The top line tells only part of it. Product rental revenue, the largest category, slipped just 1% to ¥2.00bn. Treatment services eased 4% to ¥1.64bn. "Other" revenue, by contrast, fell 68% to ¥207mn from ¥649mn. The same disclosure shows product rental still producing ¥892mn of business profit at a 45% margin, while treatment services remained lossmaking and other revenue was roughly break-even.

Revenue breakdown
Company figures in the business-plan presentation, under IFRS.
Business lineYear to Mar. 2026Year to Mar. 2025YoY
Product rental etc.¥2.00bn¥2.02bn-1%
Treatment services etc.¥1.64bn¥1.71bn-4%
Other¥207mn¥649mn-68%
Total¥3.85bn¥4.38bn-12.3%

For overseas readers, the geographic mix is the part worth circling. CYBERDYNE says 66% of revenue came from outside Japan, against 34% at home. EMEA was the weakest region, with revenue dropping 44% to ¥522mn from ¥939mn. APAC slipped 4% to ¥540mn, the Americas 5% to ¥1.48bn, while domestic revenue was broadly flat at ¥1.30bn. This was not a small domestic wobble dressed up as a global story. Two-thirds of sales were overseas, and Europe was a meaningful part of the setback.

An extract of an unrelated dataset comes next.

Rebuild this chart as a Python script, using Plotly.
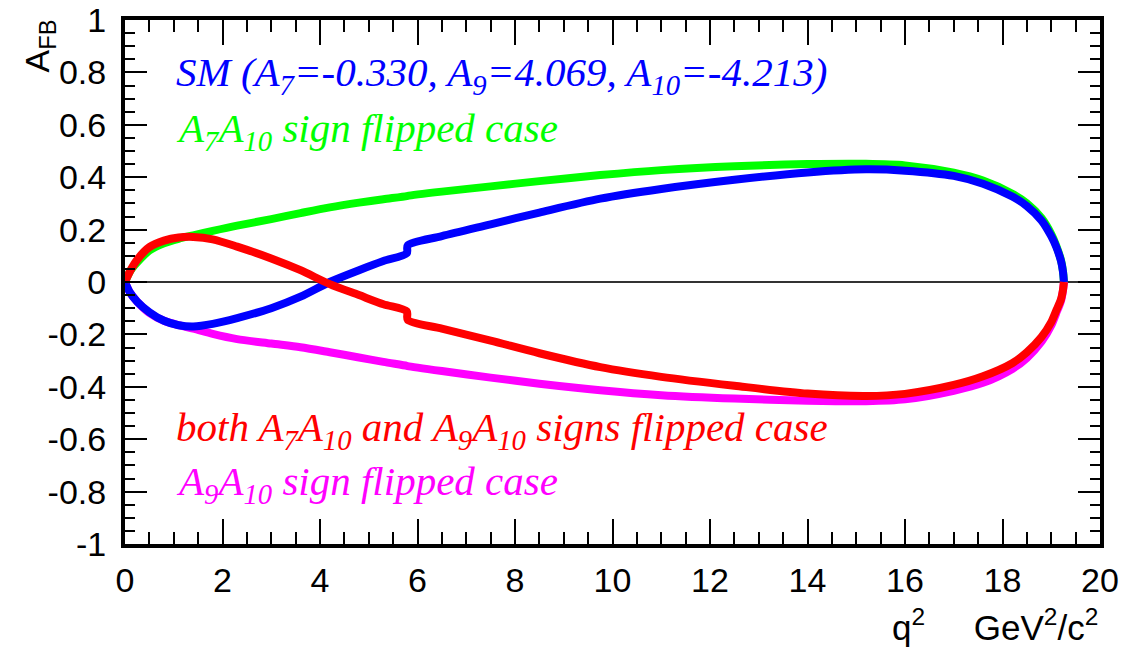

The presentation also ranges across HAL-related therapy, AI-linked systems and overseas development, but the cleanest business signal is simpler. The profitable rental base held up better than the consolidated number, while the weaker regions and smaller revenue lines did not. That makes the next test fairly obvious: whether CYBERDYNE can stabilise its overseas revenue, especially in EMEA, without leaning solely on a steady rental business to do the heavy lifting.

One caveat belongs near the top, not in the footnotes. The source extract in this packet is much clearer on the financial tables than on the detailed bridge from operating loss to pretax profit, so the disclosure does not support a confident public claim here about every adjustment behind the return to net profit. What it does support is still useful: lower sales, a narrower operating loss, and a business mix that remains decisively international.